To: Don S.Boller who wrote (50)12/19/1997 7:50:00 PM
From: Don S.Boller  Read Replies (2) | Respond to of 135
 
John and All: A Little More.
This is a wonderful time of year...seeing old friends...exchanging
greetings, gifts and cheer. It's also a time to check your Holiday
shopping list - you did make one didnt you? If not - why not?
Or do you-- like most on "Mohan's" or the "Big K" thread - think
the market's going in the tank from here? If you do - and I'm
not going to argue against it here and now - then of course you're
either sitting on the sidelines or in there shorting and putting
with the rest of the cognoscenti. BUT, if this is not yet the end
of society as we know it......you must have a shoppinng list!!!!
For example: when you bailed INTC at a C- Note you told your-
self that you'ld like to get it back at the base of support in the 65
area. What about LU, or TLAB, TXN or many others!!! Please
don't mistake me - I'm not touting the above...merely trying to
get you to examine your strategy (or lack of same). You all know
that this is window-dressing time for all this institutional investors
and that has very great short term (till Jan. 1)implications. Chew on
it. I persanally don't cotton much to "systems" BUT planning
is essential to make real green. Don't be caught standing there
with a fork - when it's raining soup.
Don



To: Don S.Boller who wrote (50)12/20/1997 6:55:00 PM
From: Doug R  Read Replies (1) | Respond to of 135
 
Don,

Using your model and applying it to the book retailers, would AMZN fit the bill as a recent IPO with a better mousetrap? I have an idea that a move beyond just books and calenders would be something to watch for.

Doug R



To: Don S.Boller who wrote (50)12/21/1997 7:26:00 PM
From: david james  Respond to of 135
 
A question on capital gains....

There are two ways in which one gains by holding an appreciating stock long term. One is the straightforward reduction in taxes. The second is that it allows you to keep ones capital in the market rather than taking out more than a third of the profits to hand to Uncle Sam. Together this suggest a rather interesting equation as to how far a stock is anticipated to drop to be worth selling.
For example, if you owned a stock that appreciated on average 40% per year, and had owned it for 8 months, and were aware of news that was going to lead it to a short term drop, how large of a drop would make it worth selling? I believe the answer is larger than most 'traders' expect. Anyone, know where I can find a discussion of this issue?

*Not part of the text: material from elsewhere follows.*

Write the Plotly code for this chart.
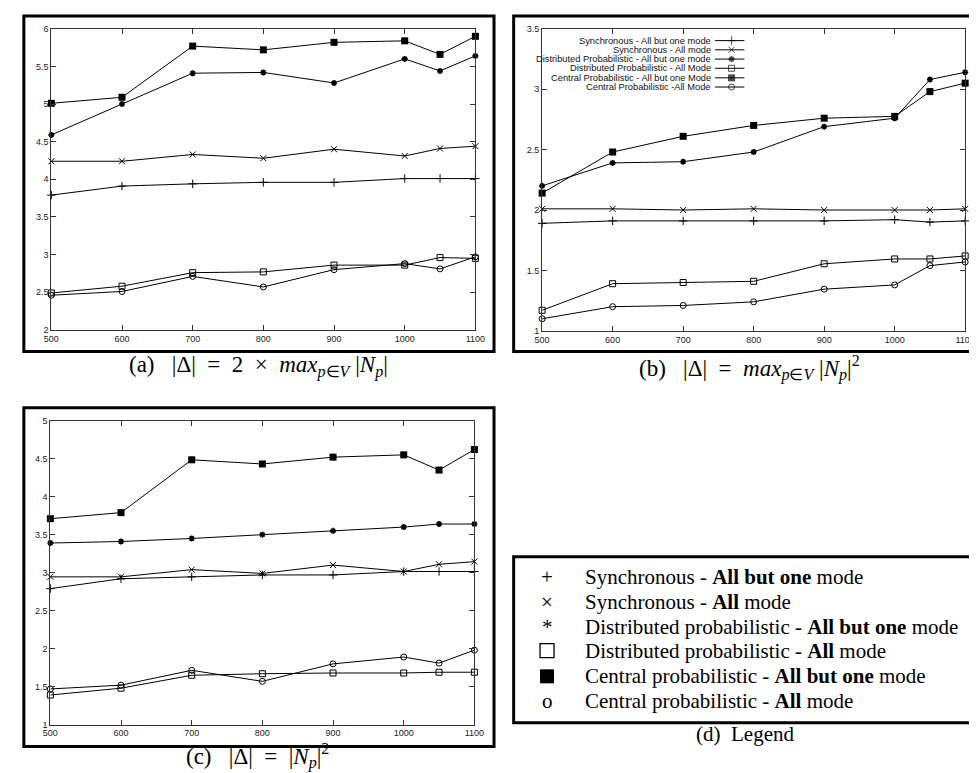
import plotly.graph_objects as go

# ---------------- data ----------------
x_nodes = [500, 600, 700, 800, 900, 1000, 1050, 1100]
x_ticks = [500, 600, 700, 800, 900, 1000, 1100]

# panel (a)  |Δ| = 2 × max |Np|
a_sync_abo = [3.79, 3.91, 3.94, 3.96, 3.96, 4.01, 4.01, 4.01]
a_sync_all = [4.24, 4.24, 4.33, 4.28, 4.40, 4.31, 4.41, 4.44]
a_dist_abo = [4.59, 5.00, 5.41, 5.42, 5.28, 5.60, 5.44, 5.64]
a_dist_all = [2.49, 2.58, 2.76, 2.77, 2.86, 2.86, 2.96, 2.95]
a_cent_abo = [5.01, 5.09, 5.77, 5.72, 5.82, 5.84, 5.66, 5.90]
a_cent_all = [2.46, 2.51, 2.71, 2.57, 2.80, 2.88, 2.81, 2.97]

# panel (b)  |Δ| = max |Np|^2
b_sync_abo = [1.89, 1.91, 1.91, 1.91, 1.91, 1.92, 1.90, 1.91]
b_sync_all = [2.01, 2.01, 2.00, 2.01, 2.00, 2.00, 2.00, 2.01]
b_dist_abo = [2.20, 2.39, 2.40, 2.48, 2.69, 2.76, 3.08, 3.14]
b_dist_all = [1.17, 1.39, 1.40, 1.41, 1.555, 1.595, 1.595, 1.62]
b_cent_abo = [2.14, 2.48, 2.61, 2.70, 2.76, 2.775, 2.98, 3.05]
b_cent_all = [1.10, 1.20, 1.21, 1.24, 1.345, 1.38, 1.54, 1.57]

# panel (c)  |Δ| = |Np|^2
c_sync_abo = [2.79, 2.92, 2.945, 2.97, 2.97, 3.015, 3.015, 3.015]
c_sync_all = [2.945, 2.945, 3.04, 2.99, 3.10, 3.015, 3.11, 3.145]
c_dist_abo = [3.39, 3.41, 3.45, 3.50, 3.55, 3.60, 3.64, 3.64]
c_dist_all = [1.39, 1.48, 1.65, 1.67, 1.68, 1.68, 1.69, 1.69]
c_cent_abo = [3.71, 3.79, 4.485, 4.43, 4.52, 4.55, 4.35, 4.62]
c_cent_all = [1.47, 1.52, 1.715, 1.57, 1.80, 1.89, 1.81, 1.98]

gp_legend_names = [
    "Synchronous - All but one mode",
    "Synchronous - All mode",
    "Distributed Probabilistic - All but one mode",
    "Distributed Probabilistic - All Mode",
    "Central Probabilistic - All but one Mode",
    "Central Probabilistic -All Mode",
]
legend_glyphs = ["+", "×", "*", "", "", "o"]
legend_texts = [
    "Synchronous - <b>All but one</b> mode",
    "Synchronous - <b>All</b> mode",
    "Distributed probabilistic - <b>All but one</b> mode",
    "Distributed probabilistic - <b>All</b> mode",
    "Central probabilistic - <b>All but one</b> mode",
    "Central probabilistic - <b>All</b> mode",
]
S = "&nbsp;"
captions = [
    "(a)" + S * 3 + "|Δ|" + S * 2 + "=" + S * 2 + "2" + S * 2 + "×" + S * 2
    + "<i>max</i><sub><i>p</i>∈<i>V</i></sub>" + S + "|<i>N</i><sub><i>p</i></sub>|",
    "(b)" + S * 3 + "|Δ|" + S * 2 + "=" + S * 2
    + "<i>max</i><sub><i>p</i>∈<i>V</i></sub>" + S + "|<i>N</i><sub><i>p</i></sub>|<sup>2</sup>",
    "(c)" + S * 3 + "|Δ|" + S * 2 + "=" + S * 2 + "|<i>N</i><sub><i>p</i></sub>|<sup>2</sup>",
    "(d)" + S * 2 + "Legend",
]
caption_sizes = [23, 23, 23, 21]

# ---------------- styles ----------------
W, H = 977, 773
styles = [
    dict(symbol="cross-thin-open", size=6, color="black", line=dict(width=1, color="black")),
    dict(symbol="x-thin-open", size=6, color="black", line=dict(width=1, color="black")),
    dict(symbol="asterisk-open", size=5, color="black", line=dict(width=1.6, color="black")),
    dict(symbol="square-open", size=6, color="black", line=dict(width=1, color="black")),
    dict(symbol="square", size=7, color="black", line=dict(width=0)),
    dict(symbol="circle-open", size=6, color="black", line=dict(width=1, color="black")),
]
# big square symbols of legend (d)
d_square_styles = [None, None, None,
                   dict(symbol="square-open", size=14, color="black",
                        line=dict(width=1.3, color="black")),
                   dict(symbol="square", size=14, color="black", line=dict(width=0)),
                   None]

def px_x(v):
    return v / W

def px_y(v):
    return 1 - v / H

panels = [
    dict(series=[a_sync_abo, a_sync_all, a_dist_abo, a_dist_all, a_cent_abo, a_cent_all],
         box=(36, 468, 16, 321), yr=[2, 6], yt=[2, 2.5, 3, 3.5, 4, 4.5, 5, 5.5, 6]),
    dict(series=[b_sync_abo, b_sync_all, b_dist_abo, b_dist_all, b_cent_abo, b_cent_all],
         box=(536, 967, 16, 322), yr=[1, 3.5], yt=[1, 1.5, 2, 2.5, 3, 3.5]),
    dict(series=[c_sync_abo, c_sync_all, c_dist_abo, c_dist_all, c_cent_abo, c_cent_all],
         box=(35, 467, 413, 721), yr=[1, 5], yt=[1, 1.5, 2, 2.5, 3, 3.5, 4, 4.5, 5]),
]

fig = go.Figure()
layout = dict(
    width=W, height=H, margin=dict(l=0, r=0, t=0, b=0),
    paper_bgcolor="white", plot_bgcolor="rgba(0,0,0,0)", showlegend=False,
)

tickfont = dict(family="Liberation Sans, Arial, sans-serif", size=9, color="#222")
for i, p in enumerate(panels):
    k = "" if i == 0 else str(i + 1)
    x0, x1, yt_, yb_ = p["box"]
    layout["xaxis" + k] = dict(
        domain=[px_x(x0), px_x(x1)], range=[500, 1100], tickvals=x_ticks,
        ticks="inside", ticklen=5, tickcolor="#333", showline=True, linecolor="#333",
        linewidth=1, mirror="ticks", showgrid=False, zeroline=False, tickfont=tickfont,
        anchor="y" + k,
    )
    layout["yaxis" + k] = dict(
        domain=[px_y(yb_), px_y(yt_)], range=p["yr"], tickvals=p["yt"],
        ticktext=[("%g" % v) for v in p["yt"]],
        ticks="inside", ticklen=5, tickcolor="#333", showline=True, linecolor="#333",
        linewidth=1, mirror="ticks", showgrid=False, zeroline=False, tickfont=tickfont,
        anchor="x" + k,
    )
    for s, st in zip(p["series"], styles):
        fig.add_trace(go.Scatter(
            x=x_nodes, y=s, mode="lines+markers",
            line=dict(color="black", width=1), marker=st,
            xaxis="x" + k, yaxis="y" + k, cliponaxis=False,
        ))

# overlay axis in pixel units for the key artwork
layout["xaxis4"] = dict(domain=[0, 1], range=[0, W], visible=False, anchor="y4", fixedrange=True)
layout["yaxis4"] = dict(domain=[0, 1], range=[H, 0], visible=False, anchor="x4", fixedrange=True)

# gnuplot style key inside panel (b)
key_rows = [28, 37.3, 46.7, 56, 65.7, 75]
annotations = []
for name, st, ry in zip(gp_legend_names, styles, key_rows):
    fig.add_trace(go.Scatter(
        x=[712, 729, 742], y=[ry, ry, ry], mode="lines+markers",
        line=dict(color="black", width=1),
        marker=dict(st, size=[0, st["size"], 0]),
        xaxis="x4", yaxis="y4", hoverinfo="skip",
    ))
    annotations.append(dict(
        x=px_x(710), y=px_y(ry), xref="paper", yref="paper", text=name,
        xanchor="right", yanchor="middle", showarrow=False,
        font=dict(family="Liberation Sans, Arial, sans-serif", size=9.3, color="#111"),
    ))

# legend (d)
serif = "Liberation Serif, Times New Roman, serif"
d_rows = [571, 597, 622, 646, 672, 697]
for g, sq, t, ry in zip(legend_glyphs, d_square_styles, legend_texts, d_rows):
    if sq is not None:
        fig.add_trace(go.Scatter(
            x=[541], y=[ry], mode="markers", marker=sq,
            xaxis="x4", yaxis="y4", hoverinfo="skip",
        ))
    else:
        annotations.append(dict(
            x=px_x(541), y=px_y(ry), xref="paper", yref="paper", text=g,
            xanchor="center", yanchor="middle", showarrow=False,
            font=dict(family=serif, size=21, color="black"),
        ))
    annotations.append(dict(
        x=px_x(578), y=px_y(ry), xref="paper", yref="paper", text=t,
        xanchor="left", yanchor="middle", showarrow=False,
        font=dict(family=serif, size=21, color="black"),
    ))

# captions
cap_pos = [(247, 358), (747, 360), (246, 753), (743, 730)]
for c, cs, (cx, cy) in zip(captions, caption_sizes, cap_pos):
    annotations.append(dict(
        x=px_x(cx), y=px_y(cy), xref="paper", yref="paper", text=c,
        xanchor="center", yanchor="middle", showarrow=False,
        font=dict(family=serif, size=cs, color="black"),
    ))

# frames
frames = [(8, 487, 3, 343), (507, 978, 3, 343), (8, 487, 400, 743), (507, 978, 551, 719)]
shapes = []
for fx0, fx1, fy0, fy1 in frames:
    shapes.append(dict(
        type="rect", xref="paper", yref="paper",
        x0=px_x(fx0), x1=px_x(fx1), y0=px_y(fy1), y1=px_y(fy0),
        line=dict(color="black", width=3), fillcolor="rgba(0,0,0,0)", layer="above",
    ))

layout["annotations"] = annotations
layout["shapes"] = shapes
fig.update_layout(**layout)
fig.write_html("out.html")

And if I may plug my favorite, based on long term growth, P/E relative to the industry and strong management, my favorite company is American Eco (ECGOF) and it just had its short term drop. ;-).. Although not quite in the theme of this thread, the company has grown earnings the last 5 years at an average rate of 83%, has a P/E under 10, and is expected to shortly announce 4th quarter earnings showing growth of at least 85% over 4th quarter 96.